If a company is to benefit from the Patent Box, it will have to show that it has been actively involved in developing the patented invention. The consultation paper makes clear that merely holding patents for financial reward will not be sufficient. Companies will be judged by two criteria:

  1. first, they must remain actively involved in ongoing decision-making connected with the exploitation of the patent; and
  2. secondly, either the company or another company in its group must have performed significant activity to develop the invention or its application. This can include project risk management, as well as R&D activity, so it will be possible to sub-contract R&D and remain eligible for the regime.

The paper does not provide any guidance on what a company needs to do to satisfy these tests, except to say that the activities need not necessarily occur prior to the patent being granted, or lead to further patents being granted. They must, however, be more than the activities associated with management of a financial investment or mere legal protection of the patent.

Where patents have been acquired or developed jointly with unrelated companies, it may be difficult to determine whether the applicant has undertaken "significant development activity". The consultation paper therefore proposes two options to address this and invites views on which would work better for companies. The options are:

  1. that the patent will only qualify if the applicant's development expenses in relation to the patent are greater than a pre-defined proportion of the acquisition value or the total costs of the joint project; or
  2. that the assessment is made on a case by case basis, taking all relevant factors into account.
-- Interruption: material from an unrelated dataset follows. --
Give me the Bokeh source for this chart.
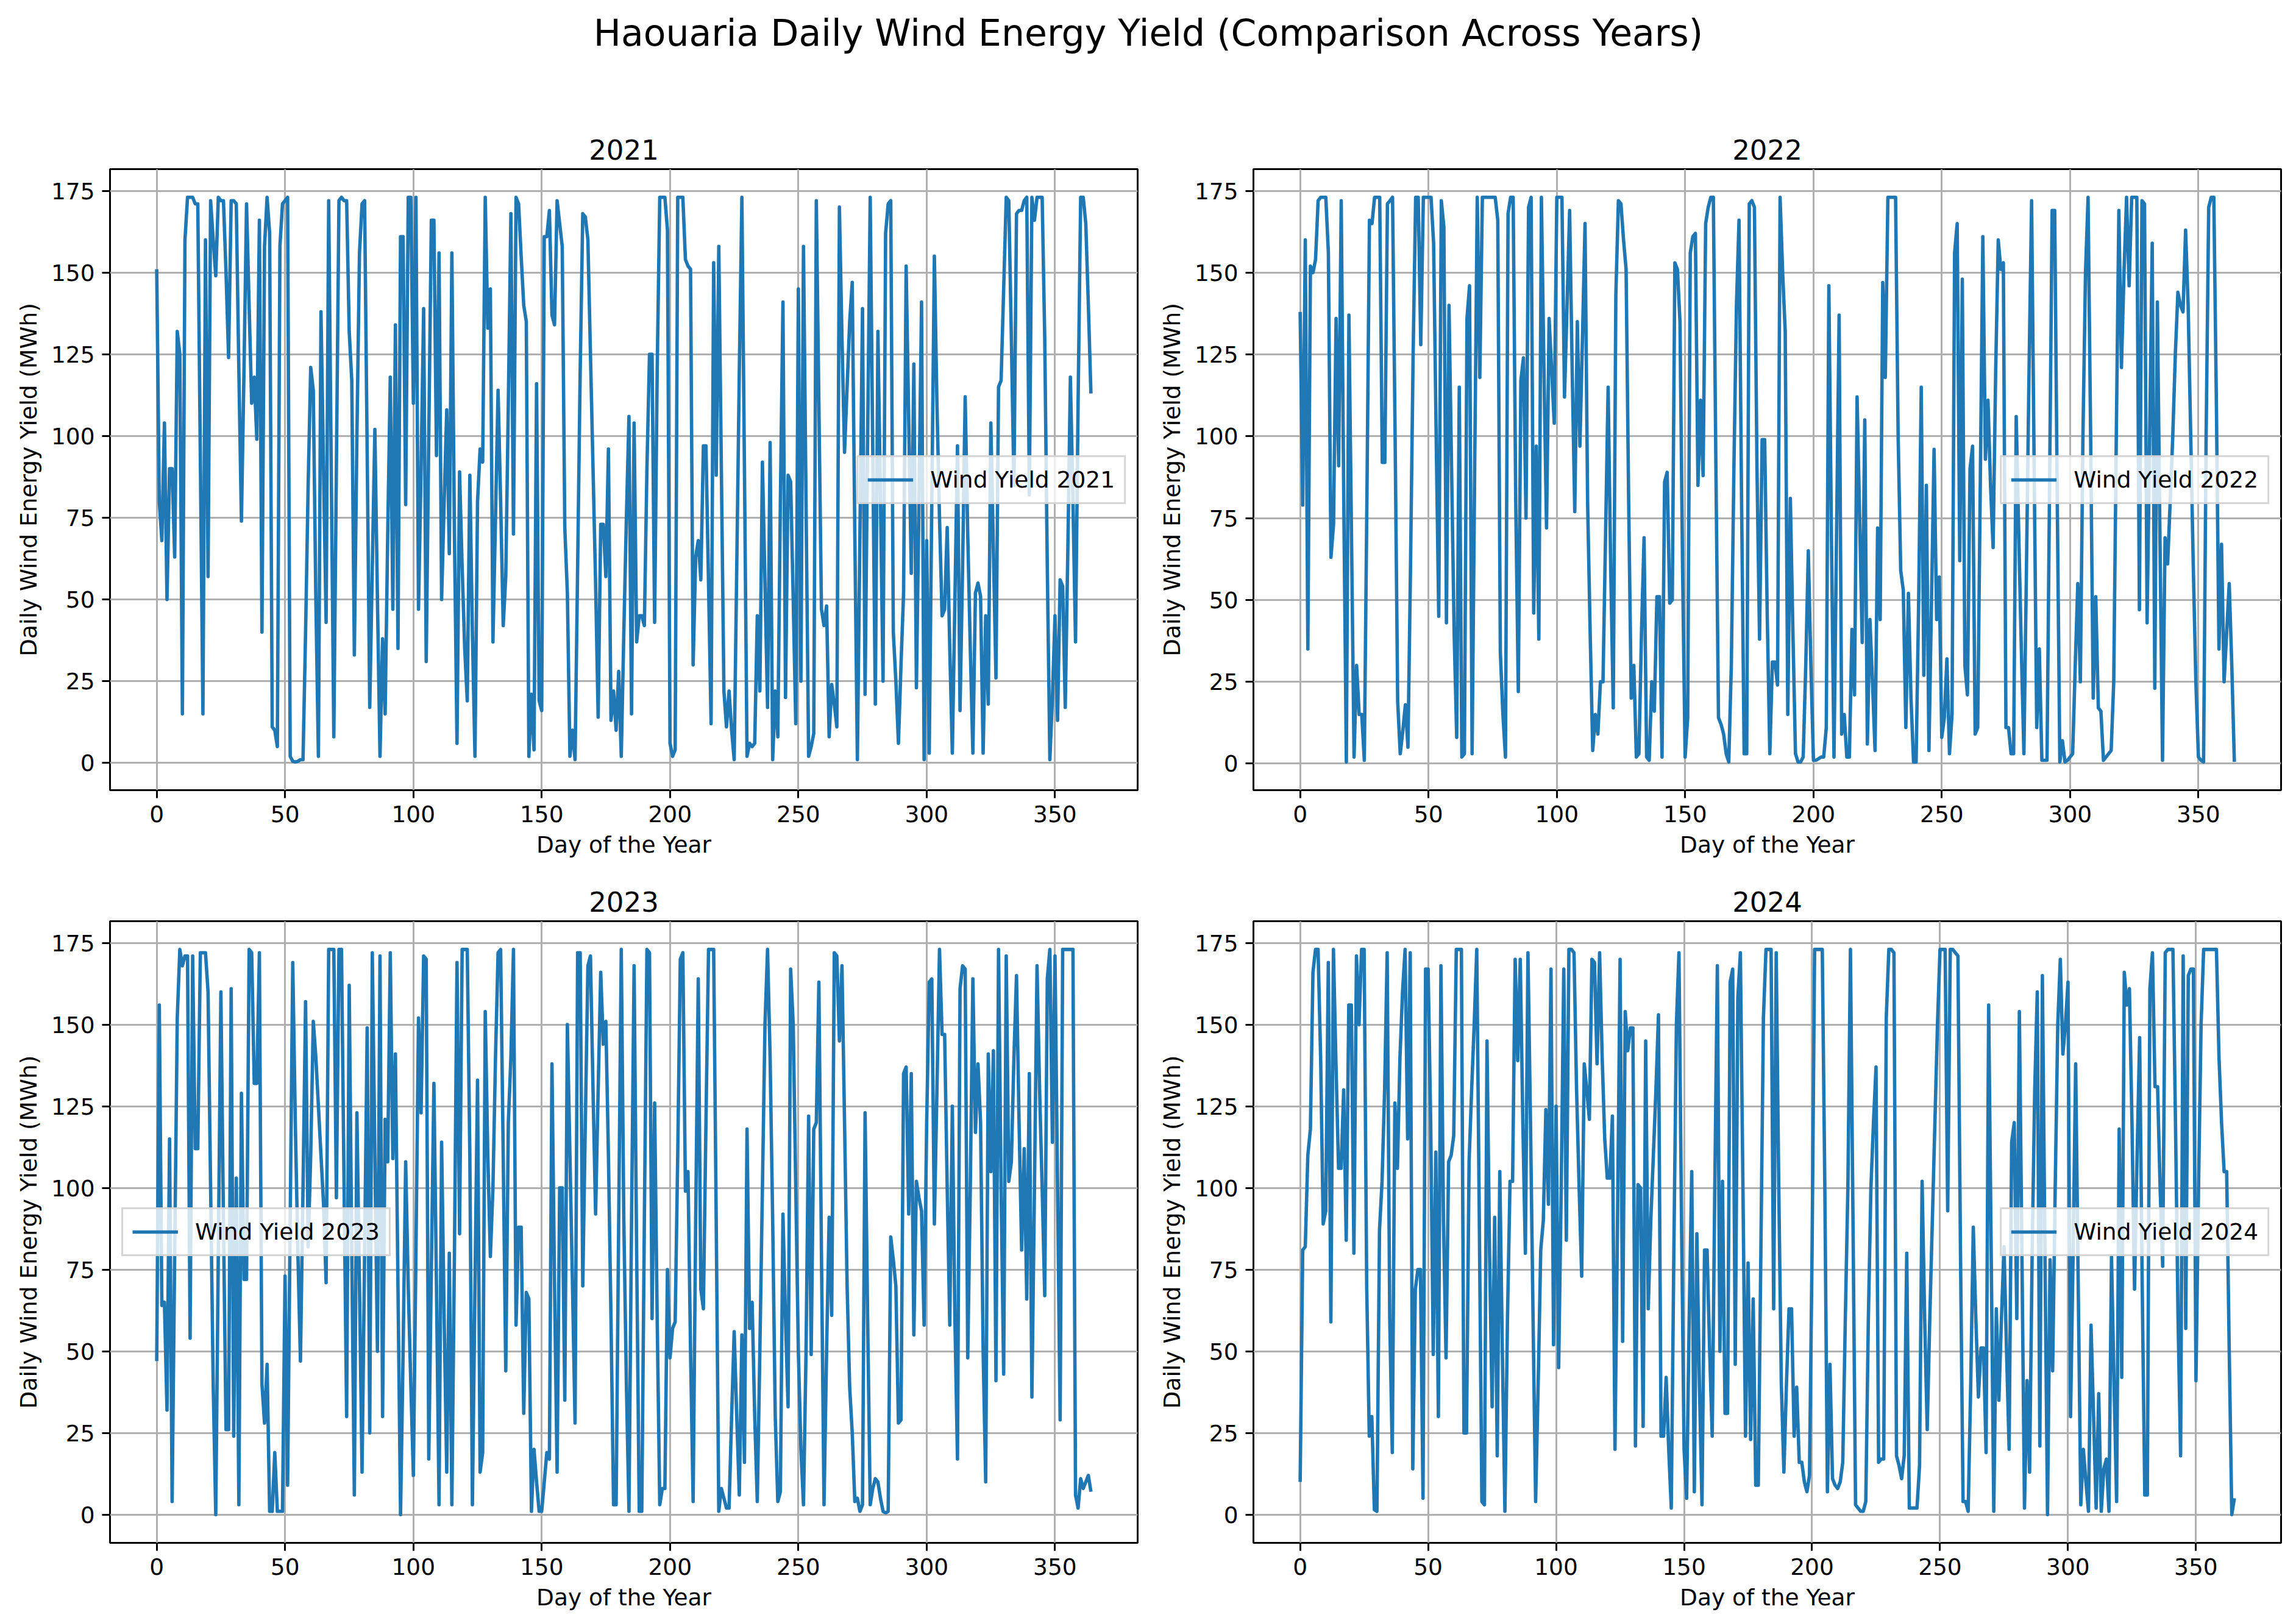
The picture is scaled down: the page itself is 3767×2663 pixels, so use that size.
from bokeh.plotting import figure
from bokeh.layouts import column, row
from bokeh.models import Range1d, FixedTicker, ColumnDataSource
from bokeh.core.properties import value
from bokeh.embed import file_html
from bokeh.resources import INLINE

FONT = "DejaVu Sans"
LINE_COLOR = "#1f77b4"
SUPTITLE = "Haouaria Daily Wind Energy Yield (Comparison Across Years)"
YEARS = [2021, 2022, 2023, 2024]
X_TICKS = [0, 50, 100, 150, 200, 250, 300, 350]
Y_TICKS = [0, 25, 50, 75, 100, 125, 150, 175]
X_LABEL = "Day of the Year"
Y_LABEL = "Daily Wind Energy Yield (MWh)"

y2021 = [
    151, 80, 68, 104, 50, 90, 90, 63, 132, 125,
    15, 160, 173, 173, 173, 171, 171, 93, 15, 160,
    57, 172, 160, 149, 173, 172, 172, 150, 124, 172,
    172, 171, 120, 74, 120, 171, 140, 110, 118, 99,
    166, 40, 158, 173, 162, 11, 10, 5, 158, 171,
    172, 173, 2, 0.5, 0.3, 0.5, 1, 1, 40, 85,
    121, 114, 50, 2, 138, 90, 43, 172, 90, 8,
    90, 172, 173, 172, 172, 132, 117, 33, 100, 156,
    171, 172, 95, 17, 60, 102, 50, 2, 38, 15,
    70, 118, 47, 134, 35, 161, 161, 79, 173, 173,
    110, 173, 47, 90, 139, 31, 100, 166, 166, 94,
    156, 50, 80, 108, 64, 156, 70, 6, 89, 60,
    35, 19, 88, 40, 2, 80, 96, 92, 173, 133,
    145, 37, 75, 114, 80, 42, 57, 110, 168, 70,
    173, 171, 155, 140, 135, 2, 21, 4, 116, 19,
    16, 161, 161, 169, 137, 134, 172, 165, 158, 72,
    52, 2, 10, 1, 60, 120, 168, 167, 160, 125,
    90, 55, 14, 73, 73, 57, 96, 13, 22, 10,
    28, 2, 40, 75, 106, 15, 104, 37, 45, 45,
    42, 90, 125, 125, 43, 120, 173, 173, 173, 163,
    6, 2, 4, 173, 173, 173, 154, 152, 151, 30,
    63, 68, 56, 97, 97, 55, 12, 153, 88, 158,
    90, 22, 11, 22, 10, 1, 60, 120, 173, 90,
    2, 6, 5, 6, 45, 22, 92, 55, 17, 98,
    1, 22, 8, 80, 141, 20, 88, 86, 50, 12,
    145, 25, 158, 80, 2, 5, 9, 172, 110, 47,
    42, 48, 8, 24, 18, 11, 170, 130, 95, 115,
    135, 147, 70, 1, 70, 139, 21, 100, 173, 95,
    18, 132, 80, 25, 162, 171, 172, 40, 25, 6,
    30, 52, 152, 105, 58, 122, 23, 80, 141, 1,
    68, 3, 80, 155, 110, 75, 45, 47, 72, 35,
    3, 50, 97, 16, 60, 112, 70, 35, 3, 52,
    55, 51, 3, 45, 18, 104, 65, 26, 115, 117,
    145, 173, 172, 130, 85, 168, 169, 169, 172, 173,
    82, 173, 166, 173, 173, 173, 130, 60, 1, 20,
    45, 13, 56, 54, 17, 65, 118, 80, 37, 110,
    173, 173, 165, 140, 113,
]

y2022 = [
    138, 79, 160, 35, 152, 150, 154, 172, 173, 173,
    173, 156, 63, 73, 136, 91, 172, 80, 0.5, 137,
    70, 2, 30, 15, 15, 1, 80, 166, 165, 173,
    173, 173, 92, 92, 171, 172, 173, 100, 19, 3,
    10, 18, 5, 60, 124, 173, 173, 128, 173, 173,
    173, 173, 159, 100, 45, 172, 164, 43, 140, 90,
    40, 8, 115, 2, 3, 136, 146, 3, 90, 173,
    118, 173, 173, 173, 173, 173, 173, 166, 34, 15,
    2, 168, 173, 173, 80, 22, 117, 124, 75, 170,
    173, 46, 97, 38, 173, 120, 72, 136, 120, 104,
    173, 173, 173, 112, 140, 169, 120, 77, 135, 97,
    130, 165, 80, 40, 4, 15, 9, 25, 25, 70,
    115, 60, 17, 143, 172, 171, 160, 151, 80, 20,
    30, 2, 3, 40, 69, 2, 1, 25, 16, 51,
    51, 2, 86, 89, 49, 50, 153, 151, 135, 60,
    2, 14, 156, 161, 162, 85, 111, 88, 165, 170,
    173, 173, 90, 14, 12, 9, 3, 0.5, 30, 90,
    140, 166, 80, 3, 3, 171, 172, 170, 90, 38,
    99, 99, 45, 3, 31, 31, 24, 173, 150, 132,
    15, 81, 40, 3, 0.5, 0.5, 2, 30, 65, 30,
    1, 1, 1.5, 2, 2, 11, 146, 70, 2, 70,
    137, 9, 15, 2, 2, 41, 21, 112, 75, 37,
    105, 6, 44, 25, 4, 72, 44, 147, 118, 173,
    173, 173, 173, 100, 59, 53, 11, 52, 20, 0.5,
    0.5, 50, 115, 27, 85, 4, 50, 96, 44, 57,
    8, 14, 32, 3, 15, 156, 165, 62, 148, 30,
    21, 90, 97, 9, 11, 85, 161, 93, 111, 85,
    66, 120, 160, 151, 153, 11, 11, 3, 3, 106,
    70, 35, 3, 60, 120, 172, 90, 11, 35, 1,
    1, 1, 85, 169, 169, 80, 0.5, 7, 0.5, 1,
    2, 3, 30, 55, 25, 100, 150, 173, 100, 20,
    51, 17, 16, 1, 2, 3, 4, 25, 100, 169,
    121, 150, 173, 146, 173, 173, 173, 47, 172, 171,
    43, 100, 159, 23, 141, 70, 1, 69, 61, 80,
    100, 125, 144, 140, 138, 163, 140, 100, 60, 25,
    2, 1, 0.5, 100, 170, 173, 173, 110, 35, 67,
    25, 40, 55, 30, 0.5,
]

y2023 = [
    47, 156, 64, 65, 32, 115, 4, 80, 152, 173,
    168, 171, 171, 54, 171, 112, 112, 172, 172, 172,
    160, 100, 40, 0, 80, 160, 90, 26, 26, 161,
    24, 103, 3, 129, 72, 72, 173, 172, 132, 132,
    172, 40, 28, 46, 1, 1, 19, 1, 1, 1,
    73, 9, 90, 169, 120, 80, 47, 100, 157, 82,
    110, 151, 140, 125, 110, 95, 71, 173, 173, 173,
    97, 173, 173, 100, 30, 162, 80, 6, 123, 70,
    13, 80, 149, 25, 172, 110, 50, 171, 30, 121,
    108, 172, 109, 141, 70, 0, 50, 108, 70, 40,
    12, 80, 152, 123, 171, 170, 17, 75, 132, 70,
    3, 114, 60, 13, 80, 3, 80, 169, 86, 173,
    173, 173, 110, 3, 70, 133, 13, 19, 154, 110,
    79, 100, 140, 172, 173, 110, 44, 120, 140, 173,
    58, 88, 88, 31, 68, 66, 1, 20, 10, 1,
    1, 10, 19, 17, 138, 70, 13, 100, 100, 35,
    150, 110, 70, 28, 172, 172, 70, 120, 168, 171,
    130, 92, 130, 166, 144, 151, 110, 60, 3, 3,
    90, 173, 90, 40, 1, 90, 168, 80, 1, 1,
    90, 173, 172, 60, 126, 60, 3, 8, 8, 75,
    48, 57, 59, 110, 170, 172, 99, 105, 50, 4,
    90, 164, 69, 63, 120, 173, 173, 173, 90, 1,
    8, 5, 2, 2, 30, 56, 30, 6, 55, 16,
    118, 57, 65, 30, 4, 50, 100, 150, 173, 140,
    90, 30, 4, 7, 92, 60, 33, 167, 150, 100,
    50, 20, 3, 50, 122, 49, 118, 120, 163, 80,
    3, 50, 91, 61, 172, 171, 145, 168, 120, 70,
    39, 25, 4, 5, 1, 3, 123, 60, 3, 8,
    11, 10, 5, 1, 0.5, 1, 85, 78, 70, 28,
    29, 135, 137, 92, 135, 55, 102, 97, 93, 58,
    120, 163, 164, 89, 130, 173, 147, 147, 100, 58,
    125, 60, 17, 161, 168, 167, 48, 100, 164, 117,
    138, 120, 50, 10, 141, 105, 142, 41, 173, 100,
    43, 171, 102, 108, 140, 165, 120, 81, 112, 66,
    135, 36, 100, 168, 130, 100, 67, 164, 173, 114,
    171, 100, 29, 173, 173, 173, 173, 173, 6, 2,
    11, 8, 10, 12, 7,
]

y2024 = [
    10, 81, 82, 110, 118, 166, 173, 173, 140, 89,
    93, 169, 59, 173, 138, 106, 106, 130, 84, 156,
    156, 80, 171, 150, 173, 173, 70, 24, 30, 1.5,
    1, 87, 102, 130, 172, 60, 19, 126, 106, 140,
    160, 173, 115, 172, 14, 69, 75, 75, 5, 167,
    167, 120, 49, 111, 30, 168, 90, 48, 108, 110,
    116, 173, 173, 173, 25, 25, 108, 130, 150, 173,
    90, 4, 3, 145, 80, 33, 91, 18, 105, 50,
    1, 60, 102, 102, 170, 139, 170, 120, 80, 172,
    120, 60, 4, 40, 81, 90, 124, 95, 167, 52,
    125, 45, 100, 167, 84, 173, 173, 172, 130, 100,
    73, 138, 130, 121, 170, 169, 138, 172, 140, 115,
    103, 103, 122, 20, 90, 170, 53, 154, 142, 149,
    149, 21, 101, 100, 27, 145, 63, 90, 110, 130,
    153, 24, 24, 42, 20, 2, 80, 150, 172, 90,
    20, 5, 60, 105, 7, 86, 40, 3, 81, 81,
    50, 24, 100, 168, 50, 102, 31, 31, 163, 167,
    46, 158, 172, 100, 24, 77, 23, 66, 9, 9,
    80, 152, 173, 173, 173, 63, 172, 100, 40, 13,
    40, 63, 63, 24, 39, 16, 16, 10, 7, 12,
    80, 173, 173, 173, 173, 100, 7, 46, 11, 9,
    8, 10, 16, 60, 100, 173, 90, 3, 2, 1,
    1, 4, 60, 100, 120, 137, 16, 17, 17, 152,
    173, 173, 172, 18, 15, 11, 18, 80, 2, 2,
    2, 2, 15, 102, 60, 26, 60, 90, 120, 150,
    173, 173, 173, 93, 173, 173, 172, 171, 80, 4,
    4, 1, 40, 88, 60, 36, 51, 51, 19, 156,
    80, 1, 63, 35, 60, 82, 50, 20, 114, 120,
    60, 154, 80, 2, 41, 13, 80, 130, 160, 21,
    165, 80, 0, 78, 44, 100, 150, 170, 141, 150,
    163, 30, 80, 138, 70, 3, 20, 10, 1, 58,
    30, 2, 37, 1, 14, 17, 1, 79, 40, 4,
    118, 42, 166, 156, 161, 120, 69, 110, 146, 70,
    6, 6, 161, 172, 131, 131, 100, 76, 172, 173,
    173, 173, 120, 60, 18, 171, 57, 165, 167, 167,
    41, 100, 150, 173, 173, 173, 173, 173, 173, 140,
    120, 105, 105, 50, 0, 5,
]

SERIES = [y2021, y2022, y2023, y2024]
LEGEND_LOC = ["center_right", "center_right", "center_left", "center_right"]


def make_panel(year, vals, legend_loc, width, height, mbl, mbr, mbt, mbb):
    n = len(vals)
    days = list(range(n))
    xmax = n - 1
    xpad = 0.05 * xmax
    ymin, ymax = min(vals), max(vals)
    ypad = 0.05 * (ymax - ymin)
    p = figure(
        width=width, height=height, output_backend="svg", toolbar_location=None,
        x_range=Range1d(-xpad, xmax + xpad), y_range=Range1d(ymin - ypad, ymax + ypad),
        min_border_left=mbl, min_border_right=mbr, min_border_top=mbt, min_border_bottom=mbb,
        title=str(year),
    )
    p.background_fill_color = "white"
    p.border_fill_color = "white"
    p.outline_line_color = "black"
    p.outline_line_width = 3
    src = ColumnDataSource(data=dict(day=days, yld=vals))
    p.line(x="day", y="yld", source=src, line_color=LINE_COLOR, line_width=5.6,
           line_join="round", legend_label=f"Wind Yield {year}")

    p.title.text_font = FONT
    p.title.text_font_size = "45px"
    p.title.text_font_style = "normal"
    p.title.text_color = "black"
    p.title.align = "center"
    p.title.standoff = 32

    p.xaxis.ticker = FixedTicker(ticks=X_TICKS)
    p.yaxis.ticker = FixedTicker(ticks=Y_TICKS)
    p.xaxis.axis_label = X_LABEL
    p.yaxis.axis_label = Y_LABEL
    for ax in (p.xaxis[0], p.yaxis[0]):
        ax.axis_line_color = None
        ax.major_tick_line_color = "black"
        ax.major_tick_line_width = 3
        ax.major_tick_out = 13
        ax.major_tick_in = 0
        ax.minor_tick_line_color = None
        ax.major_label_text_font = FONT
        ax.major_label_text_font_size = "37.5px"
        ax.major_label_text_color = "black"
        ax.major_label_standoff = 12
        ax.axis_label_text_font = FONT
        ax.axis_label_text_font_size = "37.5px"
        ax.axis_label_text_font_style = "normal"
        ax.axis_label_text_color = "black"
        ax.axis_label_standoff = 12

    for g in (p.xgrid[0], p.ygrid[0]):
        g.grid_line_color = "#b0b0b0"
        g.grid_line_width = 3
        g.grid_line_alpha = 1.0

    lg = p.legend[0]
    lg.location = legend_loc
    lg.margin = 19
    lg.padding = 15
    lg.spacing = 0
    lg.label_standoff = 28
    lg.glyph_width = 75
    lg.glyph_height = 30
    lg.label_height = 30
    lg.label_text_font = FONT
    lg.label_text_font_size = "37.5px"
    lg.label_text_color = "black"
    lg.border_line_color = "#cccccc"
    lg.border_line_width = 3
    lg.border_line_alpha = 0.8
    lg.background_fill_color = "white"
    lg.background_fill_alpha = 0.8
    return p


HDR_W, HDR_H = 3759, 150
hdr = figure(width=HDR_W, height=HDR_H, output_backend="svg", toolbar_location=None,
             x_range=Range1d(0, HDR_W), y_range=Range1d(0, HDR_H), min_border=0,
             x_axis_location=None, y_axis_location=None)
hdr.grid.visible = False
hdr.outline_line_color = None
hdr.text(x=[1883.5], y=[HDR_H - 53], text=[SUPTITLE], text_font=value(FONT), text_font_size="60px",
         text_align="center", text_baseline="middle", text_color="black")

p1 = make_panel(YEARS[0], SERIES[0], LEGEND_LOC[0], 1885, 1276, 180, 19, 127, 130)
p2 = make_panel(YEARS[1], SERIES[1], LEGEND_LOC[1], 1874, 1276, 171, 17, 127, 130)
p3 = make_panel(YEARS[2], SERIES[2], LEGEND_LOC[2], 1885, 1229, 180, 19, 85, 124)
p4 = make_panel(YEARS[3], SERIES[3], LEGEND_LOC[3], 1874, 1229, 171, 17, 85, 124)

layout = column(hdr, row(p1, p2), row(p3, p4))
open("out.html", "w").write(file_html(layout, INLINE))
The first option offers greater certainty, ease of administration and therefore, probably, lower cost, but the arbitrary "all or nothing" cliff will give rise to winners and losers. The second option should lead to fairer results, but with greater uncertainty and cost, and possibly greater scope for the tax authorities to vary their interpretation of "relevant factors" over time.

Overturned patents

Where a qualifying patent has benefited from the Patent Box regime, but is subsequently overturned, it will cease to be eligible for the Patent Box, but there will be no claw-back of prior benefits.